Abe.ai client FIs are seeing an increased need for personal financial management (PFM), he explains. In the midst of a recession and near-record unemployment, “folks need to keep track of every dollar.”
Tally: A consumer-centric app shines during the COVID crisis
Christine from Envestnet | Yodlee is proud to talk about one of its customers, which is also a nominee for the “Innovation during COVID-19” award: credit card consolidation app Tally.
Users sign up, register their cards and the app does the rest: monitor balances, APRs and due dates. It helps them never miss a payment. Even better, it calculates the smartest way to save on interest.
“What I like about Tally is they looked at their customers and said, we’ve been helping people manage their debt, but if there ever was a time where they need us to do something [even more] helpful, it’s now.”
Tally developed a program that enables its customers to postpone their monthly payment and stay in good standing and gives them an option to create a custom payment plan. Everyone who has been a Tally customer for at least 30 days and has been affected by the COVID crisis is eligible.
As the pandemic wears on, the program, and its impact on the consumers who need it most, continues.
“Over the years as we’ve worked with Tally, I’ve admired its mission, which is about making people better off financially,” says Christine. “It really is a company that cares. I’ve seen it in the work they’ve done and the way they speak to their customers.”
Cross River: Tech empowers SBA PPP loans
“We’re a unique community bank,” says Jesse Honigberg, Technology Chief Of Staff at Cross River. “We think of community as something that’s getting redefined in the 21st century.”
Cross River not only provides traditional financial services like CDs and SBA loans, it builds proprietary technologies like an API-driven banking platform for fintechs and other enterprises.
When the pandemic hit, “our leadership team challenged the technology group and the broader organization to do everything we could,” Jesse says. “Because of the technology we have, and the unique position we’re in, everything we could meant a lot.”

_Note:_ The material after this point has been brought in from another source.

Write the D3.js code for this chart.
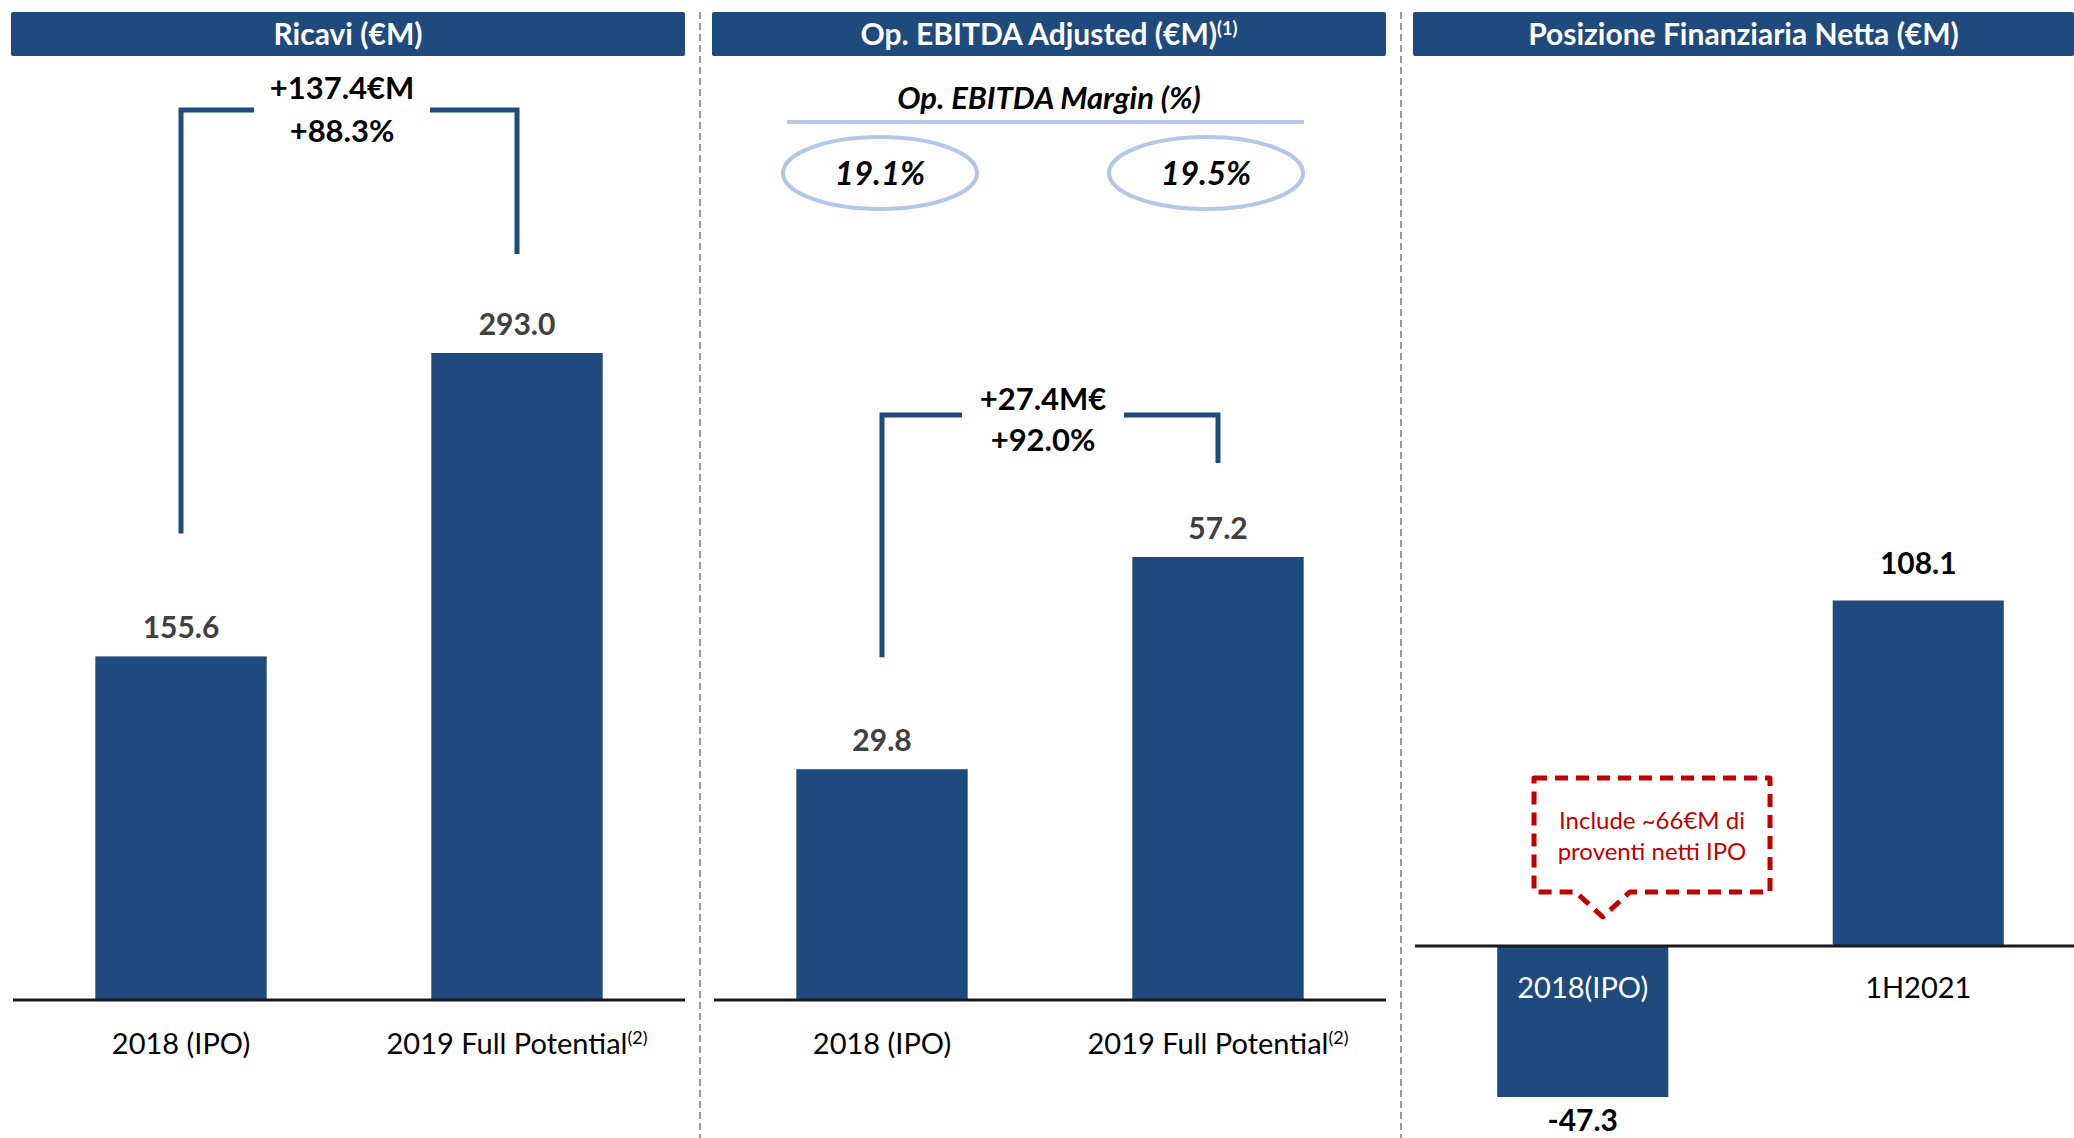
<!DOCTYPE html>
<html>
<head>
<meta charset="utf-8">
<script src="https://cdn.jsdelivr.net/npm/d3@7"></script>
<style>
  body { margin: 0; background: #fff; }
  svg { display: block; font-family: Lato, "Open Sans", sans-serif; }
</style>
</head>
<body>
<svg id="chart" width="2074" height="1138"></svg>
<script>
"use strict";

// Dati
const titles = ["Ricavi (€M)", "Op. EBITDA Adjusted (€M)", "Posizione Finanziaria Netta (€M)"];
const catsRicavi = ["2018 (IPO)", "2019 Full Potential"];
const ricavi = [155.6, 293.0];
const catsEbitda = ["2018 (IPO)", "2019 Full Potential"];
const ebitda = [29.8, 57.2];
const marginLabel = "Op. EBITDA Margin (%)";
const margins = ["19.1%", "19.5%"];
const catsPfn = ["2018(IPO)", "1H2021"];
const pfn = [-47.3, 108.1];
const deltaRicavi = ["+137.4€M", "+88.3%"];
const deltaEbitda = ["+27.4M€", "+92.0%"];
const calloutText = ["Include ~66€M di", "proventi netti IPO"];

const blue = "#1F4A7D";
const lightBlue = "#B4C7E7";
const red = "#C00000";
const fmt = v => d3.format(".1f")(v).replace("−", "-");

const svg = d3.select("#chart");

// Pannelli: [x0, x1] della testata
const panels = [
  { x0: 11, x1: 685 },
  { x0: 712, x1: 1386 },
  { x0: 1413, x1: 2086 }
];

// Testate
panels.forEach((p, i) => {
  svg.append("rect")
    .attr("x", p.x0).attr("y", 12)
    .attr("width", Math.min(p.x1, 2074) - p.x0).attr("height", 44)
    .attr("rx", 2)
    .attr("fill", blue);
  const t = svg.append("text")
    .attr("x", (p.x0 + Math.min(p.x1, 2074)) / 2)
    .attr("y", 45)
    .attr("text-anchor", "middle")
    .attr("fill", "#fff")
    .attr("font-size", 30)
    .attr("font-weight", "bold")
    .text(titles[i]);
  if (i === 1) {
    t.append("tspan").attr("dy", -10).attr("font-size", 18).text("(1)");
  }
});

// Separatori tratteggiati
[700, 1401].forEach(x => {
  svg.append("line")
    .attr("x1", x).attr("x2", x).attr("y1", 12).attr("y2", 1138)
    .attr("stroke", "#9a9a9a").attr("stroke-width", 2)
    .attr("stroke-dasharray", "7,4");
});

// Funzione per un pannello a barre
function drawPanel(p, cats, values, y, axisY, opts) {
  const x = d3.scaleBand()
    .domain(cats)
    .range([p.x0 + 2, p.x1])
    .paddingInner(0.49)
    .paddingOuter(0.245);

  const g = svg.append("g");

  // Barre
  g.selectAll("rect.bar")
    .data(values)
    .join("rect")
    .attr("class", "bar")
    .attr("x", (d, i) => x(cats[i]))
    .attr("y", d => y(Math.max(0, d)))
    .attr("width", x.bandwidth())
    .attr("height", d => Math.abs(y(d) - y(0)))
    .attr("fill", blue);

  // Asse
  const axis = g.append("g")
    .attr("transform", `translate(0,${axisY})`)
    .call(d3.axisBottom(x).tickSize(0).tickPadding(opts.pad).tickSizeOuter(0));
  axis.select(".domain")
    .attr("stroke", "#1a1a1a").attr("stroke-width", 3)
    .attr("d", `M${p.x0 + 2},0H${Math.min(p.x1, 2074)}`);
  axis.selectAll(".tick text")
    .attr("font-size", 29)
    .attr("font-family", "Lato, sans-serif")
    .attr("fill", (d, i) => (values[i] < 0 ? "#fff" : "#000"));
  if (opts.sup) {
    axis.selectAll(".tick text")
      .filter(d => d === cats[1])
      .append("tspan").attr("dy", "-0.55em").attr("font-size", 18).text("(2)");
  }

  // Etichette valori
  g.selectAll("text.val")
    .data(values)
    .join("text")
    .attr("class", "val")
    .attr("x", (d, i) => x(cats[i]) + x.bandwidth() / 2)
    .attr("y", d => (d < 0 ? y(d) + 34 : y(d) - opts.valOff))
    .attr("text-anchor", "middle")
    .attr("font-size", 30)
    .attr("font-weight", "bold")
    .attr("fill", opts.valColor)
    .text(d => fmt(d));

  return x;
}

// Staffa con delta
function drawBracket(x, cats, values, y, topY, offs, gap, lines, textOffs) {
  const xl = x(cats[0]) + x.bandwidth() / 2;
  const xr = x(cats[1]) + x.bandwidth() / 2;
  const cx = (xl + xr) / 2 - 7;
  svg.append("path")
    .attr("d", `M${xl},${y(values[0]) - offs[0]}V${topY}H${cx - gap}M${cx + gap},${topY}H${xr}V${y(values[1]) - offs[1]}`)
    .attr("fill", "none")
    .attr("stroke", blue)
    .attr("stroke-width", 5);
  lines.forEach((l, i) => {
    svg.append("text")
      .attr("x", cx)
      .attr("y", topY + textOffs[i])
      .attr("text-anchor", "middle")
      .attr("font-size", 31)
      .attr("font-weight", "bold")
      .attr("fill", "#000")
      .text(l);
  });
}

// Pannello 1: Ricavi
const y1 = d3.scaleLinear().domain([0, 293]).range([1000, 353]);
const x1 = drawPanel(panels[0], catsRicavi, ricavi, y1, 1000, { pad: 33, sup: true, valColor: "#404040", valOff: 18 });
drawBracket(x1, catsRicavi, ricavi, y1, 110, [123, 99], 88, deltaRicavi, [-11, 32]);

// Pannello 2: EBITDA
const y2 = d3.scaleLinear().domain([0, 57.2]).range([1000, 557]);
const x2 = drawPanel(panels[1], catsEbitda, ebitda, y2, 1000, { pad: 33, sup: true, valColor: "#404040", valOff: 18 });
drawBracket(x2, catsEbitda, ebitda, y2, 415, [112, 94], 81, deltaEbitda, [-5, 36]);

// Margine EBITDA
svg.append("text")
  .attr("x", 1049).attr("y", 109)
  .attr("text-anchor", "middle")
  .attr("font-size", 31)
  .attr("font-weight", "bold")
  .attr("font-style", "italic")
  .text(marginLabel);
svg.append("line")
  .attr("x1", 787).attr("x2", 1304).attr("y1", 122).attr("y2", 122)
  .attr("stroke", lightBlue).attr("stroke-width", 4);
const mx = d3.scalePoint().domain(margins).range([880, 1206]);
margins.forEach(m => {
  svg.append("ellipse")
    .attr("cx", mx(m)).attr("cy", 173)
    .attr("rx", 97).attr("ry", 36)
    .attr("fill", "none").attr("stroke", lightBlue).attr("stroke-width", 4);
  svg.append("text")
    .attr("x", mx(m)).attr("y", 185)
    .attr("text-anchor", "middle")
    .attr("font-size", 33)
    .attr("font-weight", "bold")
    .attr("font-style", "italic")
    .text(m);
});

// Pannello 3: PFN
const y3 = d3.scaleLinear().domain([-47.3, 108.1]).range([1097, 600.5]);
const x3 = drawPanel(panels[2], catsPfn, pfn, y3, y3(0), { pad: 32, sup: false, valColor: "#000", valOff: 27 });

// Callout tratteggiato
const bx0 = 1534, bx1 = 1770, by0 = 778, by1 = 892;
const tipX = x3(catsPfn[0]) + x3.bandwidth() / 2 + 20;
svg.append("path")
  .attr("d", `M${bx0},${by0}H${bx1}V${by1}H${tipX + 27}L${tipX},${917}L${tipX - 27},${by1}H${bx0}Z`)
  .attr("fill", "#fff")
  .attr("stroke", red)
  .attr("stroke-width", 5)
  .attr("stroke-dasharray", "13,8")
  .attr("stroke-linejoin", "round");
calloutText.forEach((t, i) => {
  svg.append("text")
    .attr("x", (bx0 + bx1) / 2).attr("y", 829 + i * 31)
    .attr("text-anchor", "middle")
    .attr("font-size", 24)
    .attr("fill", red)
    .text(t);
});
</script>
</body>
</html>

With fewer than 400 employees, “the entire organization rallied around the idea that we have to do more than anybody else,” he adds.
The CARES Act put them on a tight timeline. Over the course of just a few weeks, Cross River repurposed a host of existing systems to enable the origination of about 270,000 PPP loans.
It’s an impressive feat, given that many larger institutions fell short in the COVID-relief loan process, prioritizing clients with financial heft. Meanwhile, small businesses (with small accounts) weren’t getting the attention they needed.
In fact, Cross River was the third largest participant FI for PPP loans –– more than legacy lender Wells Fargo.
“More importantly, we had the smallest average loan size and the smallest median loan size, which was below $20,000,” Jesse notes. “We used technology and partnerships to enable true small businesses to access funds.”
Doing that level of lending at scale is only possible with those two pieces in place, he adds. But what kept Cross River’s teams motivated was the people –– “the stories humanizing their challenges.”
The bank increased our balance sheet 500% in the process, Jesse says.
“But we’ll do it again with another round. We’re ready, willing and able to do whatever we can to help small businesses impacted by COVID, both directly and through fintech partnerships.”